Solvency II: Commission draft jeopardises long-term stability
In the opinion of the German Insurance Association (GDV), the proposed adjustments to the Solvency II framework could lead to noticeable burdens for the insurance sector. The association submitted its statement on the delegated regulation to the European Commission today.

"The revised Solvency II Directive is intended to strengthen companies through targeted relief so that they can invest more in the economy and drive innovation. However, the delegated regulation could achieve exactly the opposite," warns Jörg Asmussen, CEO of the German Insurance Association (GDV).

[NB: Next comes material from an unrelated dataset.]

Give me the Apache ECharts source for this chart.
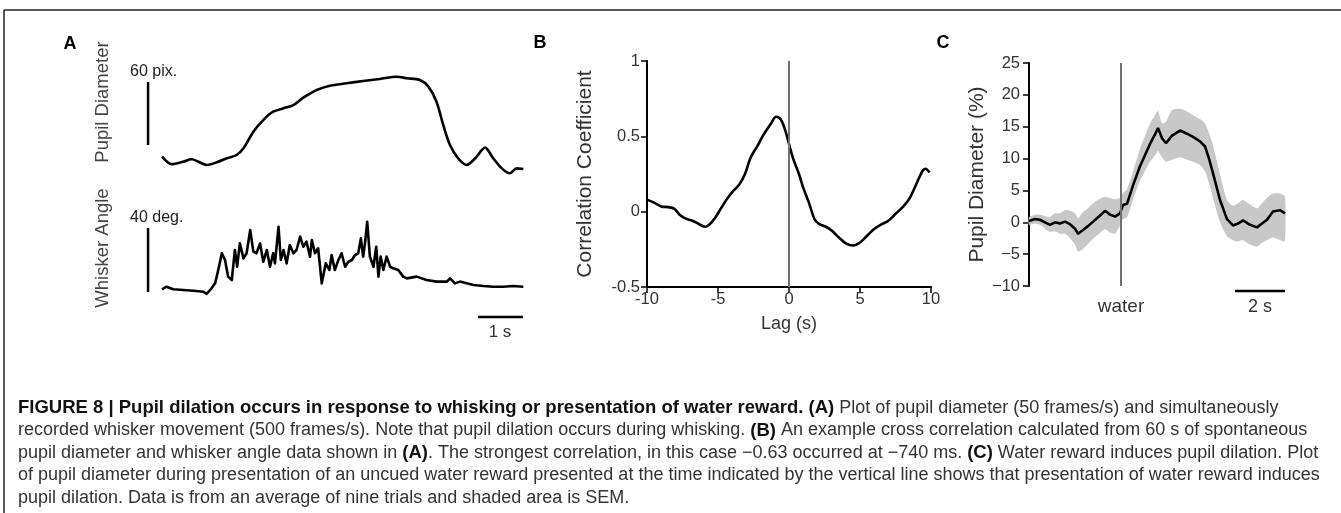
<!DOCTYPE html>
<html><head><meta charset="utf-8">
<script src="https://cdn.jsdelivr.net/npm/echarts@6/dist/echarts.min.js"></script>
<style>html,body{margin:0;padding:0;background:#fff}#c{width:1341px;height:513px}</style>
</head><body><div id="c"></div>
<script>
// ---------- Panel A: pupil diameter (pix) vs time (s) ----------
const pupilTime = [0, 0.22, 0.47, 0.66, 0.81, 0.99, 1.22, 1.44, 1.66, 1.81, 2.03, 2.25, 2.47, 2.70, 2.92, 3.14, 3.44, 3.73, 4.10, 4.47, 4.84, 5.22, 5.44, 5.73, 5.92, 6.10, 6.25, 6.40, 6.58, 6.77, 6.96, 7.18, 7.36, 7.55, 7.73, 7.88, 8.03];
const pupilValue = [12.2, 5.0, 7.4, 9.7, 7.4, 4.3, 6.9, 10.7, 13.8, 20.2, 36.0, 47.1, 55.0, 58.3, 61.4, 68.4, 75.7, 79.8, 82.1, 84.3, 86.2, 88.4, 86.9, 85.2, 78.9, 64.6, 42.4, 23.3, 10.7, 4.3, 10.7, 20.8, 10.7, 1.1, -3.6, 1.1, 0.5];
// ---------- Panel A: whisker angle (deg) vs time (s) ----------
const whiskerTime = [0.00,0.10,0.25,0.47,0.70,0.92,0.99,1.10,1.18,1.25,1.33,1.40,1.47,1.55,1.62,1.67,1.73,1.81,1.88,1.96,2.03,2.10,2.18,2.25,2.33,2.40,2.47,2.51,2.59,2.64,2.70,2.77,2.84,2.92,2.99,3.07,3.14,3.21,3.29,3.33,3.40,3.47,3.55,3.58,3.64,3.72,3.77,3.84,3.92,3.99,4.07,4.14,4.22,4.29,4.36,4.42,4.47,4.51,4.56,4.62,4.70,4.76,4.81,4.86,4.92,4.99,5.07,5.14,5.25,5.36,5.44,5.66,5.88,6.10,6.33,6.40,6.51,6.62,6.77,6.92,7.14,7.36,7.58,7.81,8.03];
const whiskerValue = [1.7,3.3,1.7,1.25,0.8,0.2,-1.25,2.3,5.4,13.75,24.2,20,9.6,7.5,26.25,15.8,30.4,21,24.2,38.75,25.2,24.2,30.4,18.9,26.25,15.8,24.2,17.9,40.8,20,26.25,17.9,29.4,24.2,26.25,34.6,28.3,31.5,22.1,32.5,24.2,27.3,5.4,4.4,17.9,13.75,23.1,13.75,20,24.2,15.8,18.9,20,23.1,24.2,33.5,22.1,30.4,43.9,22.1,15.8,28.3,9.6,22.1,13.75,22.1,15.8,14.8,13.75,9.6,8.5,9.6,7.5,6.5,6.5,8.5,5.4,6.5,5.4,4.4,3.75,3.3,3.3,3.75,3.3];
// scale bars (data units)
const pupilBar = {t: -0.31, from: 23.3, len: 60};      // 60 pix
const whiskerBar = {t: -0.31, from: 0, len: 40};       // 40 deg
const timeBarA = {from: 7.02, len: 1, level: -15.6};   // 1 s
// ---------- Panel B: cross correlation ----------
const lag = [-10,-9.5,-9,-8.5,-8.1,-7.7,-7.3,-6.8,-6.3,-5.9,-5.6,-5.2,-4.8,-4.4,-4.0,-3.5,-3.1,-2.7,-2.2,-1.8,-1.3,-0.9,-0.6,-0.3,0,0.3,0.7,1.0,1.4,1.8,2.1,2.6,3.0,3.5,4.0,4.5,5.0,5.5,6.0,6.5,7.0,7.5,8.0,8.5,9.0,9.4,9.6,9.9];
const corr = [0.08,0.06,0.035,0.03,0.02,-0.02,-0.045,-0.06,-0.085,-0.1,-0.085,-0.04,0.02,0.08,0.13,0.18,0.25,0.36,0.44,0.51,0.58,0.63,0.615,0.55,0.45,0.35,0.25,0.16,0.06,-0.05,-0.08,-0.1,-0.125,-0.17,-0.21,-0.225,-0.205,-0.16,-0.115,-0.085,-0.06,-0.015,0.03,0.09,0.19,0.27,0.285,0.26];
// ---------- Panel C: pupil diameter (%) around water reward ----------
const cTime = [-3.68,-3.44,-3.24,-3.04,-2.84,-2.64,-2.44,-2.24,-2.04,-1.84,-1.72,-1.52,-1.32,-1.12,-0.88,-0.64,-0.44,-0.24,-0.04,0.08,0.24,0.48,0.76,1.16,1.36,1.48,1.64,1.8,2.04,2.36,2.64,2.88,3.16,3.36,3.52,3.68,3.96,4.24,4.48,4.68,4.88,5.16,5.44,5.64,5.84,6.08,6.36,6.56];
const cMean = [0.2,0.5,0.4,0.0,-0.4,0.0,-0.2,0.1,-0.3,-1.0,-1.8,-1.2,-0.6,0.1,0.9,1.8,1.2,0.9,1.4,2.7,2.9,5.8,8.8,12.3,13.8,14.8,13.2,12.4,13.6,14.4,13.9,13.4,12.7,11.9,10.0,7.7,3.5,0.5,-0.5,-0.2,0.3,-0.4,-0.8,-0.2,0.4,1.7,1.9,1.4];
const cLower = [-0.4,-0.2,-0.4,-1.0,-1.5,-1.4,-1.8,-1.8,-2.5,-3.5,-4.6,-4.2,-3.4,-2.6,-1.8,-1.1,-1.6,-1.8,-0.5,0.5,0.8,3.5,6.5,9.5,10.5,11.2,10.2,9.5,9.8,10.2,9.8,9.5,9.0,8.0,6.2,3.8,0.0,-2.2,-2.8,-3.0,-2.8,-3.5,-3.8,-3.2,-2.8,-2.4,-2.8,-3.0];
const cUpper = [0.8,1.2,1.2,1.0,0.8,1.4,1.4,1.9,1.8,1.4,0.6,1.6,2.2,3.0,3.6,4.0,3.8,3.6,3.8,4.6,5.2,8.0,11.5,15.5,16.8,17.5,15.5,15.8,17.6,17.8,17.4,16.8,16.2,15.5,14.0,12.1,7.5,3.5,2.6,3.0,3.5,2.8,2.2,3.0,3.8,4.5,4.5,4.0];
const timeBarC = {from: 4.56, len: 2, level: -10.8};   // 2 s
// ---------- texts ----------
const captionLines = [
 '{b|FIGURE 8 | Pupil dilation occurs in response to whisking or presentation of water reward. (A)}{n| Plot of pupil diameter (50 frames/s) and simultaneously}',
 '{n|recorded whisker movement (500 frames/s). Note that pupil dilation occurs during whisking. }{b|(B)}{n| An example cross correlation calculated from 60 s of spontaneous}',
 '{n|pupil diameter and whisker angle data shown in }{b|(A)}{n|. The strongest correlation, in this case \u22120.63 occurred at \u2212740 ms. }{b|(C)}{n| Water reward induces pupil dilation. Plot}',
 '{n|of pupil diameter during presentation of an uncued water reward presented at the time indicated by the vertical line shows that presentation of water reward induces}',
 '{n|pupil dilation. Data is from an average of nine trials and shaded area is SEM.}'
];

const FONT = 'Liberation Sans, Arial, Helvetica, sans-serif';
const zip = (a, b) => a.map((v, i) => [v, b[i]]);
const chart = echarts.init(document.getElementById('c'), null, {renderer: 'canvas'});

const hiddenAxis = (grid, min, max) => ({type: 'value', gridIndex: grid, min, max, show: false});
const blackLine = w => ({color: '#000', width: w});
const vertMark = (label) => ({
  silent: true, symbol: 'none', animation: false,
  lineStyle: {color: '#707070', width: 2, type: 'solid'},
  label: label ? {show: true, position: 'start', formatter: label, color: '#333', fontSize: 19, fontFamily: FONT, distance: 11} : {show: false},
  data: [{xAxis: 0}]
});
const tickLabel = (margin, fmt) => ({color: '#333', fontSize: 16.5, margin, fontFamily: FONT, formatter: fmt});

const option = {
  animation: false,
  backgroundColor: '#fff',
  textStyle: {fontFamily: FONT},
  grid: [
    {left: 135, top: 70, width: 400, height: 110},
    {left: 135, top: 210, width: 400, height: 110},
    {left: 647, top: 61, width: 284, height: 226},
    {left: 1029, top: 63, width: 261, height: 223}
  ],
  xAxis: [
    hiddenAxis(0, -0.6, 8.2889),
    hiddenAxis(1, -0.6, 8.2889),
    {type: 'value', gridIndex: 2, min: -10, max: 10, interval: 5,
     axisLine: {show: true, onZero: false, lineStyle: blackLine(2)},
     axisTick: {show: true, length: 6, lineStyle: blackLine(1.5)},
     axisLabel: tickLabel(4),
     splitLine: {show: false},
     name: 'Lag (s)', nameLocation: 'middle', nameGap: 28,
     nameTextStyle: {fontSize: 18, color: '#333', fontFamily: FONT}},
    hiddenAxis(3, -3.68, 6.76)
  ],
  yAxis: [
    hiddenAxis(0, -10, 94.76),
    hiddenAxis(1, -17.5, 51.25),
    {type: 'value', gridIndex: 2, min: -0.5, max: 1, interval: 0.5,
     axisLine: {show: true, onZero: false, lineStyle: blackLine(2)},
     axisTick: {show: true, length: 6, lineStyle: blackLine(1.5)},
     axisLabel: tickLabel(7),
     splitLine: {show: false},
     name: 'Correlation Coefficient', nameLocation: 'middle', nameGap: 51,
     nameTextStyle: {fontSize: 21, color: '#333', fontFamily: FONT}},
    {type: 'value', gridIndex: 3, min: -10, max: 25, interval: 5,
     axisLine: {show: true, onZero: false, lineStyle: blackLine(2)},
     axisTick: {show: true, length: 6, lineStyle: blackLine(1.5)},
     axisLabel: tickLabel(9, v => String(v).replace('-', '\u2212')),
     splitLine: {show: false},
     name: 'Pupil Diameter (%)', nameLocation: 'middle', nameGap: 41,
     nameTextStyle: {fontSize: 21, color: '#333', fontFamily: FONT}}
  ],
  series: [
    {type: 'line', xAxisIndex: 0, yAxisIndex: 0, data: zip(pupilTime, pupilValue),
     showSymbol: false, smooth: 0.3, lineStyle: blackLine(2.6)},
    {type: 'line', xAxisIndex: 0, yAxisIndex: 0, clip: false, showSymbol: false,
     data: [[pupilBar.t, pupilBar.from], [pupilBar.t, pupilBar.from + pupilBar.len]], lineStyle: blackLine(2.5)},
    {type: 'line', xAxisIndex: 1, yAxisIndex: 1, data: zip(whiskerTime, whiskerValue),
     showSymbol: false, lineStyle: {color: '#000', width: 2.6, join: 'round'}},
    {type: 'line', xAxisIndex: 1, yAxisIndex: 1, clip: false, showSymbol: false,
     data: [[whiskerBar.t, whiskerBar.from], [whiskerBar.t, whiskerBar.from + whiskerBar.len]], lineStyle: blackLine(2.5)},
    {type: 'line', xAxisIndex: 1, yAxisIndex: 1, clip: false, showSymbol: false,
     data: [[timeBarA.from, timeBarA.level], [timeBarA.from + timeBarA.len, timeBarA.level]], lineStyle: blackLine(2.5)},
    {type: 'line', xAxisIndex: 2, yAxisIndex: 2, data: zip(lag, corr), showSymbol: false,
     smooth: 0.35, lineStyle: blackLine(2.6), z: 3, markLine: vertMark(null)},
    {type: 'custom', xAxisIndex: 3, yAxisIndex: 3, z: 1, silent: true,
     data: cTime.map((t, i) => [t, cLower[i], cUpper[i]]),
     encode: {x: 0, y: [1, 2]},
     renderItem: (params, api) => {
       if (params.dataIndex !== 0) return null;
       const pts = [];
       for (let i = 0; i < cTime.length; i++) pts.push(api.coord([cTime[i], cUpper[i]]));
       for (let i = cTime.length - 1; i >= 0; i--) pts.push(api.coord([cTime[i], cLower[i]]));
       return {type: 'polygon', shape: {points: pts, smooth: 0.2}, style: {fill: '#c8c8c8'}};
     }},
    {type: 'line', xAxisIndex: 3, yAxisIndex: 3, data: zip(cTime, cMean), showSymbol: false,
     lineStyle: blackLine(2.6), z: 3, markLine: vertMark('water')},
    {type: 'line', xAxisIndex: 3, yAxisIndex: 3, clip: false, showSymbol: false,
     data: [[timeBarC.from, timeBarC.level], [timeBarC.from + timeBarC.len, timeBarC.level]], lineStyle: blackLine(2.5)}
  ],
  graphic: [
    {type: 'line', shape: {x1: 4, y1: 10, x2: 1341, y2: 10}, style: {stroke: '#222', lineWidth: 1.5}, silent: true},
    {type: 'line', shape: {x1: 4, y1: 10, x2: 4, y2: 513}, style: {stroke: '#222', lineWidth: 1.5}, silent: true},
    {type: 'text', x: 70, y: 44, style: {text: 'A', font: 'bold 18px ' + FONT, fill: '#000', align: 'center', verticalAlign: 'middle'}},
    {type: 'text', x: 540, y: 43, style: {text: 'B', font: 'bold 18px ' + FONT, fill: '#000', align: 'center', verticalAlign: 'middle'}},
    {type: 'text', x: 943, y: 43, style: {text: 'C', font: 'bold 18px ' + FONT, fill: '#000', align: 'center', verticalAlign: 'middle'}},
    {type: 'text', x: 103, y: 102, rotation: Math.PI / 2, style: {text: 'Pupil Diameter', font: '18.5px ' + FONT, fill: '#444', align: 'center', verticalAlign: 'middle'}},
    {type: 'text', x: 103, y: 248, rotation: Math.PI / 2, style: {text: 'Whisker Angle', font: '18.5px ' + FONT, fill: '#444', align: 'center', verticalAlign: 'middle'}},
    {type: 'text', x: 130, y: 72, style: {text: '60 pix.', font: '16px ' + FONT, fill: '#222', align: 'left', verticalAlign: 'middle'}},
    {type: 'text', x: 130, y: 218, style: {text: '40 deg.', font: '16px ' + FONT, fill: '#222', align: 'left', verticalAlign: 'middle'}},
    {type: 'text', x: 500, y: 332, style: {text: '1 s', font: '17px ' + FONT, fill: '#333', align: 'center', verticalAlign: 'middle'}},
    {type: 'text', x: 1260, y: 307, style: {text: '2 s', font: '18px ' + FONT, fill: '#333', align: 'center', verticalAlign: 'middle'}}
  ].concat(captionLines.map((t, i) => ({
    type: 'text', x: 18, y: 408 + i * 22.5,
    style: {text: t, align: 'left', verticalAlign: 'middle', font: '18px ' + FONT, fill: '#333',
      rich: {b: {fontWeight: 'bold', fontSize: 18.5, fontFamily: FONT, fill: '#111', color: '#111'},
             n: {fontSize: 18, fontFamily: FONT, fill: '#333', color: '#333'}}}
  })))
};
chart.setOption(option);
</script></body></html>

Criticism of long-term interest rates
“Life insurers guarantee interest rates for several decades,” says Asmussen. “Customers can rely on this. To keep this promise, insurers need a stable method for valuing these obligations. It is incomprehensible that the Commission does not provide sufficient safety buffers for this method to ensure its long-term stability. This needs to be improved urgently.”
The GDV criticizes in this context the planned method for deriving long-term interest rates. The parameter for determining the so-called First Smoothing Point (FSP) is to be determined with a safety buffer of just one percent. Considering long-term trends in the financial market, the association believes this approach is insufficient and could lead in the long-term to significant volatility in balance sheets.
Reduce the reporting obligations, don’t expand them
In addition, the GDV assesses that the draft Regulation fails to achieve its goal of reducing reporting obligations for insurers. Instead of reducing bureaucracy, it would add new requirements, such as the publication of additional sensitivity analyses in the Solvency and Financial Condition Report. “This will further increase the scope of these already complex and difficult-to-understand reports,” says Asmussen.
Relief for smaller companies
There is also considerable room for improvement in the proposed simplification for smaller insurers, according to the GDV. While the draft contains provisions for so-called small and non-complex undertakings (SNCUs), the association believes that the criteria remain too restrictive. In practice, only some companies have benefited from them so far.
The requirement that companies must “withstand all current of future risks” is particularly problematic. This wording is too broad and factually unverifiable. For any relief to be effective, the conditions must be realistic and practical.
After it has been adopted, the delegated regulation must still be reviewed by EU Member States and the European Parliament. It will enter into force once it is published in the Official Journal of the EU.